Evidently, "Stand Your Ground" and "Castle Doctrine" laws have failed in some cases to protect those legitimately protecting their lives as well as they have failed to protect harmless people.  In a country steeped in the fear of crime; a country being convinced by false propaganda of the increasing dangers awaiting us  from armed civilians and by armed criminals, is there a solution?  Can we protect the right to self defense while protecting us from unwarranted prosecution, from armed aggression posing as justified use of deadly force?  Will we even have the chance to debate this? 

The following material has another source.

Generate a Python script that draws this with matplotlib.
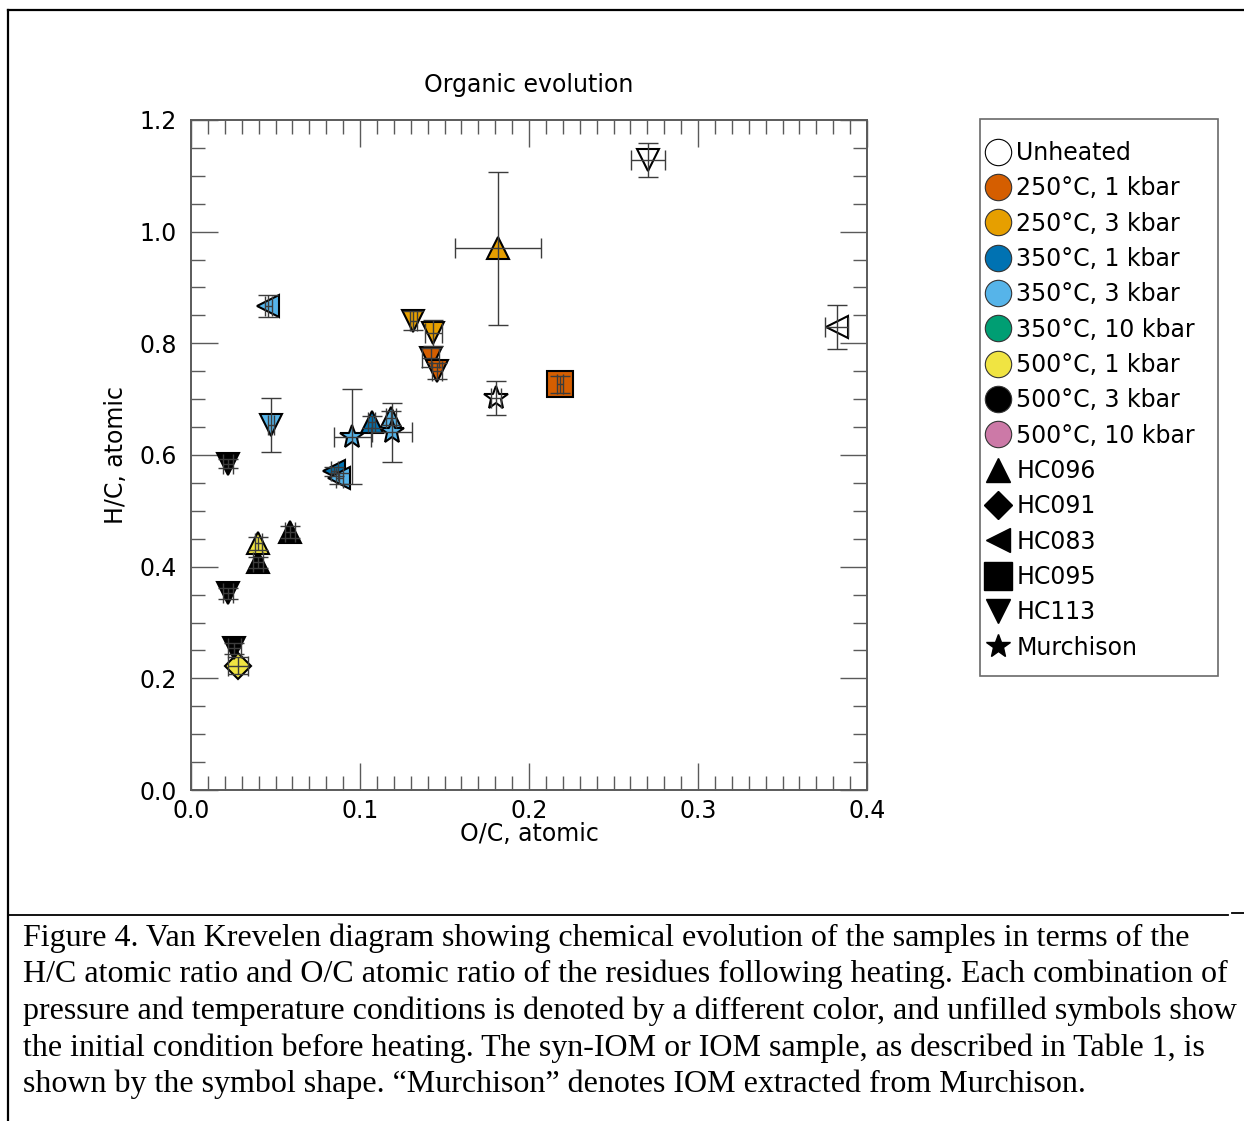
"""Diagrama de Van Krevelen: evolucion de H/C y O/C de los residuos tras el calentamiento."""
import matplotlib

matplotlib.use("Agg")
import matplotlib.pyplot as plt  # noqa: E402
from matplotlib.lines import Line2D  # noqa: E402
from matplotlib.patches import Rectangle  # noqa: E402
from matplotlib.ticker import MultipleLocator  # noqa: E402

# --- Datos ---
conditions = [
    "Unheated", "250°C, 1 kbar", "250°C, 3 kbar", "350°C, 1 kbar", "350°C, 3 kbar",
    "350°C, 10 kbar", "500°C, 1 kbar", "500°C, 3 kbar", "500°C, 10 kbar",
]
condition_colors = [
    "#ffffff", "#D55E00", "#E69F00", "#0072B2", "#56B4E9",
    "#009E73", "#F0E442", "#000000", "#CC79A7",
]
samples = ["HC096", "HC091", "HC083", "HC095", "HC113", "Murchison"]
sample_markers = ["^", "D", "<", "s", "v", "*"]

# un elemento por medida, en orden de dibujo
pt_condition = [
    "Unheated", "Unheated", "Unheated",
    "250°C, 3 kbar", "250°C, 3 kbar", "250°C, 3 kbar",
    "250°C, 1 kbar", "250°C, 1 kbar", "250°C, 1 kbar",
    "350°C, 3 kbar", "350°C, 3 kbar", "350°C, 3 kbar", "350°C, 1 kbar",
    "350°C, 1 kbar", "350°C, 3 kbar",
    "350°C, 3 kbar", "350°C, 3 kbar",
    "500°C, 3 kbar", "500°C, 3 kbar", "500°C, 3 kbar", "500°C, 1 kbar",
    "500°C, 3 kbar", "500°C, 1 kbar", "500°C, 3 kbar",
]
pt_sample = [
    "HC113", "HC083", "Murchison",
    "HC096", "HC113", "HC113",
    "HC113", "HC113", "HC095",
    "HC083", "HC113", "HC096", "HC096",
    "HC083", "HC083",
    "Murchison", "Murchison",
    "HC113", "HC096", "HC096", "HC096",
    "HC113", "HC091", "HC113",
]
oc = [
    0.2704, 0.382, 0.1805,
    0.1818, 0.1315, 0.1434,
    0.1418, 0.1458, 0.2183,
    0.0457, 0.0473, 0.1183, 0.107,
    0.0849, 0.0878,
    0.0955, 0.119,
    0.0217, 0.0586, 0.0398, 0.0398,
    0.0217, 0.028, 0.0256,
]
hc = [
    1.128, 0.829, 0.702,
    0.970, 0.8406, 0.8186,
    0.774, 0.750, 0.7267,
    0.867, 0.654, 0.666, 0.659,
    0.571, 0.558,
    0.633, 0.641,
    0.584, 0.462, 0.408, 0.4415,
    0.352, 0.2226, 0.254,
]
oc_err = [
    0.010, 0.007, 0.003,
    0.0255, 0.002, 0.005,
    0.005, 0.003, 0.002,
    0.002, 0.002, 0.003, 0.002,
    0.002, 0.002,
    0.011, 0.012,
    0.003, 0.003, 0.003, 0.002,
    0.003, 0.006, 0.004,
]
hc_err = [
    0.030, 0.040, 0.030,
    0.137, 0.017, 0.024,
    0.017, 0.014, 0.015,
    0.020, 0.048, 0.012, 0.010,
    0.008, 0.010,
    0.085, 0.053,
    0.008, 0.010, 0.010, 0.012,
    0.010, 0.015, 0.010,
]

caption_lines = [
    "Figure 4. Van Krevelen diagram showing chemical evolution of the samples in terms of the",
    "H/C atomic ratio and O/C atomic ratio of the residues following heating. Each combination of",
    "pressure and temperature conditions is denoted by a different color, and unfilled symbols show",
    "the initial condition before heating. The syn-IOM or IOM sample, as described in Table 1, is",
    "shown by the symbol shape. \u201cMurchison\u201d denotes IOM extracted from Murchison.",
]

# --- Estilo ---
FS = 17
TICK_GREY = "#5a5a5a"
ERR_GREY = "#3c3c3c"
MARKER_SIZE = {"^": 15.5, "v": 15.5, "<": 15.5, "s": 19, "D": 13.2, "*": 18}
LEGEND_SIZE = {"^": 17, "v": 17, "<": 17, "s": 20, "D": 14, "*": 18}

plt.rcParams["font.family"] = ["DejaVu Sans"]

fig = plt.figure(figsize=(12.44, 11.21), dpi=100)
W, H = 1244, 1121
ax = fig.add_axes([191 / W, 1 - 790 / H, 676 / W, 670 / H])

color_of = dict(zip(conditions, condition_colors))
marker_of = dict(zip(samples, sample_markers))

for cond, samp, x, y in zip(pt_condition, pt_sample, oc, hc):
    m = marker_of[samp]
    ax.plot(x, y, linestyle="none", marker=m, markersize=MARKER_SIZE[m],
            markerfacecolor=color_of[cond], markeredgecolor="black",
            markeredgewidth=1.5, zorder=2)

ax.errorbar(oc, hc, xerr=oc_err, yerr=hc_err, fmt="none", ecolor=ERR_GREY,
            elinewidth=1.0, capsize=7, capthick=1.0, zorder=3)

ax.set_xlim(0, 0.4)
ax.set_ylim(0, 1.2)
ax.xaxis.set_major_locator(MultipleLocator(0.1))
ax.xaxis.set_minor_locator(MultipleLocator(0.01))
ax.yaxis.set_major_locator(MultipleLocator(0.2))
ax.yaxis.set_minor_locator(MultipleLocator(0.05))
ax.tick_params(which="both", direction="in", top=True, right=True,
               color=TICK_GREY, width=1.0, labelsize=FS)
ax.tick_params(which="major", length=19.5)
ax.tick_params(which="minor", length=10)
ax.tick_params(axis="x", pad=6.5)
ax.tick_params(axis="y", pad=10)
for sp in ax.spines.values():
    sp.set_color(TICK_GREY)
    sp.set_linewidth(1.4)

ax.set_title("Organic evolution", fontsize=FS, pad=20)
ax.set_xlabel("O/C, atomic", fontsize=FS)
ax.set_ylabel("H/C, atomic", fontsize=FS)
ax.xaxis.set_label_coords(0.5, -0.048)
ax.yaxis.set_label_coords(-0.093, 0.5)

# --- Leyenda: colores (condicion) + formas (muestra) ---
handles = []
for cond, col in zip(conditions, condition_colors):
    handles.append(Line2D([], [], linestyle="none", marker="o", markersize=19,
                          markerfacecolor=col,
                          markeredgecolor="black" if cond == "Unheated" else "#333333",
                          markeredgewidth=0.8, label=cond))
for samp, m in zip(samples, sample_markers):
    handles.append(Line2D([], [], linestyle="none", marker=m,
                          markersize=LEGEND_SIZE[m], color="black", label=samp))

# marco dibujado aparte para controlar su tamano exacto
fig.legend(handles=handles, loc="upper left",
           bbox_to_anchor=(977.5 / W, 1 - 128 / H), borderaxespad=0,
           fontsize=FS, frameon=False, borderpad=0.55,
           handlelength=0.65, handletextpad=0.45, labelspacing=0.48)
fig.add_artist(Rectangle((980 / W, 1 - 676 / H), 238 / W, 557 / H,
                         transform=fig.transFigure, facecolor="none",
                         edgecolor="#6a6a6a", linewidth=1.2))

# --- Marco de la figura y pie ---
def fline(x0, x1, y0, y1, lw=1.6):
    fig.add_artist(Line2D([x0 / W, x1 / W], [1 - y0 / H, 1 - y1 / H],
                          transform=fig.transFigure, color="black", linewidth=lw))


fline(8, W, 10, 10)
fline(8, 8, 10, H)
fline(8, 1228, 915, 915, lw=1.3)
fline(1232, W, 913, 913, lw=1.3)

baselines = [946, 982, 1019, 1056, 1092]
for txt, yb in zip(caption_lines, baselines):
    fig.text(23 / W, 1 - yb / H, txt, fontsize=23.0, va="baseline", ha="left",
             family=["Liberation Serif", "DejaVu Serif"])

fig.savefig("out.png", dpi=100)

The unfolding case against George Zimmerman in the death of Trayvon Martin should be forcing us to consider whether the law should be changed, but of course it won't. Although it seems clear to me, as someone who has read the law that one can't claim self defense if one is himself the assailant -- if one pursued, harassed, confronted and illegally tried to remove someone from a place he had the right to occupy, the trial will not be about that and no minds will be changed.  It will become a soapbox for airing ill considered and irrelevant opinion, both from people who aren't going to be hindered by objectivity or facts and has a vested interest in divisiveness and partisanship -- whether making at about racism, about the need for more guns, fewer guns, about whether strict gun laws have any effect, about the need for disarmament or any of the other passionately held and incorporated positions, everyone will stand his ground, defend his opinion, and nothing will change.

Is it really about 'gun cultures', the NRA or 20 round magazines or plastic gun parts or gun shows or waiting periods -- or is it about a nation crippled by gullibility, by activists and lobbyists and irrational fear?